タヒチ島に調査に行き、被ばくするに至った経緯をたくさん聴かせてもらいました。

中には話したくはないけれど...と重い口を開く人もいました。「その話を聴かせてください」と言って、ヨソモノの私は話をきく。そして、自分の卒業論文を書く。わたしの目的は達成される。

核開発は、先住民や、中心ではなく周縁に位置する人たちを犠牲にしながら大国によって進められてきました。

おそらく、被ばくに関する研究も、大国によって行われ、先住民や、周縁に位置する人たちから話を聴きながら、進展していきます。

人が被ばくするということが、大国のため、または力の強い側にずっと使われていてよいのだろうか......。

そんなことを思いました。

平和活動や平和学習の一環として被ばく証言を聴く人たちは大勢います。被ばく証言を聴き、学び考えることは大切なことです。そして、被ばく者の直接の声を聴くことができるのは、あと数年が最後の機会になるかもしれません。
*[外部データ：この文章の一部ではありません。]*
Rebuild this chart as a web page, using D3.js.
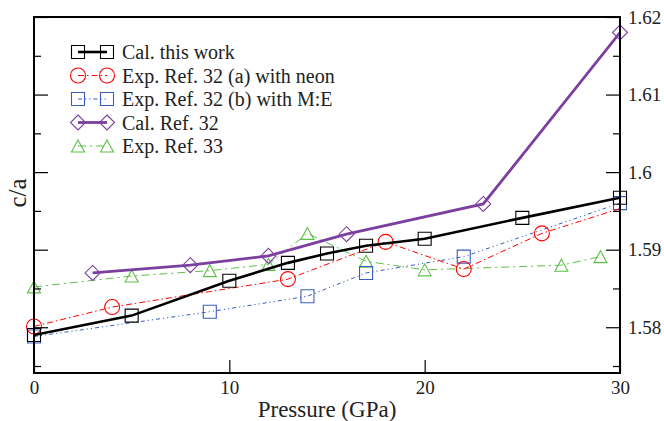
<!DOCTYPE html>
<html>
<head>
<meta charset="utf-8">
<script src="https://cdn.jsdelivr.net/npm/d3@7"></script>
<style>
  body { margin: 0; background: #fff; }
</style>
</head>
<body>
<script>
// c/a ratio vs pressure
const pressureCal = [0, 5, 10, 13, 15, 17, 20, 25, 30];
const caCal = [1.5790, 1.5815, 1.5860, 1.5883, 1.5895, 1.5905, 1.5914, 1.5941, 1.5967];

const pressureNeon = [0, 4, 13, 18, 22, 26, 31];
const caNeon = [1.5801, 1.5826, 1.5862, 1.5910, 1.5875, 1.5921, 1.5961];

const pressureME = [0, 9, 14, 17, 22, 30];
const caME = [1.5788, 1.5820, 1.5840, 1.5870, 1.5891, 1.5960];

const pressureCalRef32 = [3, 8, 12, 16, 23, 30];
const caCalRef32 = [1.5870, 1.5880, 1.5892, 1.5920, 1.5959, 1.6180];

const pressureRef33 = [0, 5, 9, 12, 14, 17, 20, 27, 29];
const caRef33 = [1.5852, 1.5866, 1.5873, 1.5881, 1.5921, 1.5885, 1.5874, 1.5880, 1.5891];

const xTicks = [0, 10, 20, 30];
const yTicks = [1.58, 1.59, 1.60, 1.61, 1.62];
const yTickLabels = ["1.58", "1.59", "1.6", "1.61", "1.62"];
const yMinorTicks = [1.575, 1.585, 1.595, 1.605, 1.615];

const series = [
  {name: "Cal. this work", x: pressureCal, y: caCal, color: "#000000", width: 2.6, dash: null, symbol: "square"},
  {name: "Exp. Ref. 32 (a) with neon", x: pressureNeon, y: caNeon, color: "#ff0000", width: 1, dash: "6,3,1.5,3", symbol: "circle"},
  {name: "Exp. Ref. 32 (b) with M:E", x: pressureME, y: caME, color: "#3a5cbf", width: 1, dash: "4,3,1.2,3,1.2,3", symbol: "square"},
  {name: "Cal. Ref. 32", x: pressureCalRef32, y: caCalRef32, color: "#7b3fa0", width: 2.8, dash: null, symbol: "diamond"},
  {name: "Exp. Ref. 33", x: pressureRef33, y: caRef33, color: "#5fbf4a", width: 1, dash: "8,4,2,4", symbol: "triangle"}
];

const FONT = "Liberation Serif";
const width = 664, height = 421;
const margin = {left: 34, right: 44, top: 17, bottom: 48};

const x = d3.scaleLinear().domain([0, 30]).range([margin.left, width - margin.right]);
const y = d3.scaleLinear().domain([1.5741, 1.62]).range([height - margin.bottom, margin.top]);

const svg = d3.select("body").append("svg")
  .attr("width", width)
  .attr("height", height)
  .style("display", "block");

svg.append("defs").append("clipPath").attr("id", "plotclip")
  .append("rect")
  .attr("x", x(0)).attr("y", y(1.62))
  .attr("width", x(30) - x(0)).attr("height", y(1.5741) - y(1.62));

function symbolPath(type, cx, cy) {
  if (type === "square") {
    const h = 6.5;
    return `M${cx - h},${cy - h}H${cx + h}V${cy + h}H${cx - h}Z`;
  }
  if (type === "circle") {
    const r = 7.5;
    return `M${cx + r},${cy}A${r},${r} 0 1,1 ${cx - r},${cy}A${r},${r} 0 1,1 ${cx + r},${cy}Z`;
  }
  if (type === "diamond") {
    const r = 7.5;
    return `M${cx},${cy - r}L${cx + r},${cy}L${cx},${cy + r}L${cx - r},${cy}Z`;
  }
  // triangle
  return `M${cx},${cy - 6}L${cx + 6.5},${cy + 6}L${cx - 6.5},${cy + 6}Z`;
}

const line = d3.line().x(d => x(d[0])).y(d => y(d[1]));

// draw back to front so the black set sits on top
series.slice().reverse().forEach(s => {
  const pts = s.x.map((v, i) => [v, s.y[i]]);
  const g = svg.append("g");
  g.append("path")
    .datum(pts)
    .attr("clip-path", "url(#plotclip)")
    .attr("fill", "none")
    .attr("stroke", s.color)
    .attr("stroke-width", s.width)
    .attr("stroke-dasharray", s.dash)
    .attr("d", line);
  g.selectAll("path.sym")
    .data(pts.filter(d => d[0] <= 30))
    .enter().append("path")
    .attr("class", "sym")
    .attr("fill", "none")
    .attr("stroke", s.color)
    .attr("stroke-width", 1.1)
    .attr("d", d => symbolPath(s.symbol, x(d[0]), y(d[1])));
});

// axes
const axisG = svg.append("g");

axisG.append("g")
  .attr("transform", `translate(0,${y(1.5741)})`)
  .call(d3.axisBottom(x).tickValues(xTicks).tickSizeInner(-13).tickSizeOuter(0).tickPadding(8));

axisG.append("g")
  .attr("transform", `translate(${x(0)},0)`)
  .call(d3.axisRight(y).tickValues(yTicks).tickSizeInner(14).tickSizeOuter(0).tickFormat(""));
axisG.append("g")
  .attr("transform", `translate(${x(0)},0)`)
  .call(d3.axisRight(y).tickValues(yMinorTicks).tickSizeInner(7).tickSizeOuter(0).tickFormat(""));

axisG.append("g")
  .attr("transform", `translate(${x(30)},0)`)
  .call(d3.axisRight(y).tickValues(yTicks).tickSizeInner(-14).tickSizeOuter(0).tickPadding(8)
    .tickFormat((d, i) => yTickLabels[i]));
axisG.append("g")
  .attr("transform", `translate(${x(30)},0)`)
  .call(d3.axisRight(y).tickValues(yMinorTicks).tickSizeInner(-7).tickSizeOuter(0).tickFormat(""));

axisG.selectAll(".domain").remove();
axisG.selectAll("g").attr("font-family", null).attr("font-size", null);
axisG.selectAll("text").style("font-family", FONT).style("font-size", "19px").attr("fill", "#222");
axisG.selectAll(".tick line").attr("stroke", "#000").attr("stroke-width", 1.2);

// frame
svg.append("rect")
  .attr("x", x(0)).attr("y", y(1.62))
  .attr("width", x(30) - x(0)).attr("height", y(1.5741) - y(1.62))
  .attr("fill", "none")
  .attr("stroke", "#000")
  .attr("stroke-width", 2);

// titles
svg.append("text")
  .attr("x", (x(0) + x(30)) / 2)
  .attr("y", 417)
  .attr("text-anchor", "middle")
  .style("font-family", FONT)
  .style("font-size", "23px")
  .attr("fill", "#222")
  .text("Pressure (GPa)");

svg.append("text")
  .attr("transform", "translate(26,193) rotate(-90)")
  .attr("text-anchor", "middle")
  .style("font-family", FONT)
  .style("font-size", "25px")
  .attr("fill", "#222")
  .text("c/a");

// legend
const legend = svg.append("g");
series.forEach((s, i) => {
  const ly = 52 + i * 23.5;
  const row = legend.append("g");
  row.append("line")
    .attr("x1", 78).attr("x2", 107)
    .attr("y1", ly).attr("y2", ly)
    .attr("stroke", s.color)
    .attr("stroke-width", s.width)
    .attr("stroke-dasharray", s.dash);
  [78, 107].forEach(cx => {
    row.append("path")
      .attr("fill", "none")
      .attr("stroke", s.color)
      .attr("stroke-width", 1.1)
      .attr("d", symbolPath(s.symbol, cx, ly));
  });
  row.append("text")
    .attr("x", 122)
    .attr("y", ly + 7)
    .style("font-family", FONT)
    .style("font-size", "20px")
    .attr("fill", "#222")
    .text(s.name);
});
</script>
</body>
</html>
しかし、被ばく証言の依頼の中には、「政治的なことは話さないでください」「過激な描写は避けてください」「戦後のことはいいですから、当日のことだけ話してください」などの要望がある場合があると聴きます。今一度、被ばく者の立場に立って、その要望が被ばく者をどんな気持ちにさせるか考えてほしいと私は思います。

被ばく証言を行う被ばく者は、人によっては毎日数回の証言会を依頼され、こなしています。70歳80歳を超え、健康にも不安がある中で伝えねばならないという使命感を持ち、記憶を何度も何度も掘り起こしながら話をする人たちを見てきました。話をするために会場に移動するだけでも、結構な労力が必要です。それでも続ける熱意と強さに圧倒されることもよくあります。

被ばく者が全員当時のことを話すわけではありません。表に出ている方々は、覚悟と想いを持って、腹をくくって話すと決めて話しているごくごく一部の人たちです。証言すると決めているとしても、話したいこと、話したくないことがあります。被ばくの話をするというのは、多かれ少なかれその人の複雑に絡んだいろんな心が反映された行為です。

私は、被ばく者やその体験や記憶を利用して奪ってばかりではいけないと思いました。使ってばかりではなく、きちんとお返しをし、それ以上のことをしていきたい。そう考えた時に、被ばく者の「若い人につないでいってほしいんよ」という想いにこたえることが、今私にできることではないかと思いました。

「もういつ死ぬかわからんけぇ。」と言いながら、話せなくなるまでに一人でも多くの人に原爆がどれだけ悲惨な被害を生むのかを伝えようとする人たちを近くで見てきました。

原爆が落とされて今年で71年目となります。被ばく者の高齢化は顕著で、当時のことを話すことができる人もどんどん減っています。被ばく者の苛酷すぎる体験と、「核兵器は使ってはならない。自分たちと同じような経験を他の人にさせてはならない。」という声は、私たちのようなうんと若い世代が引き継ごうとしなくてはならないのだと思います。

「伝えてくださってありがとうございました。これからはその体験を次へとつないでいきますから。」と被ばく者に言えるような世界をつくることが、たくさんの被ばく体験を聴いてきた私にできることだろうと思います。

「被ばく証言を、消費してはいないだろうか」

ずっと問い続けていたいと思います。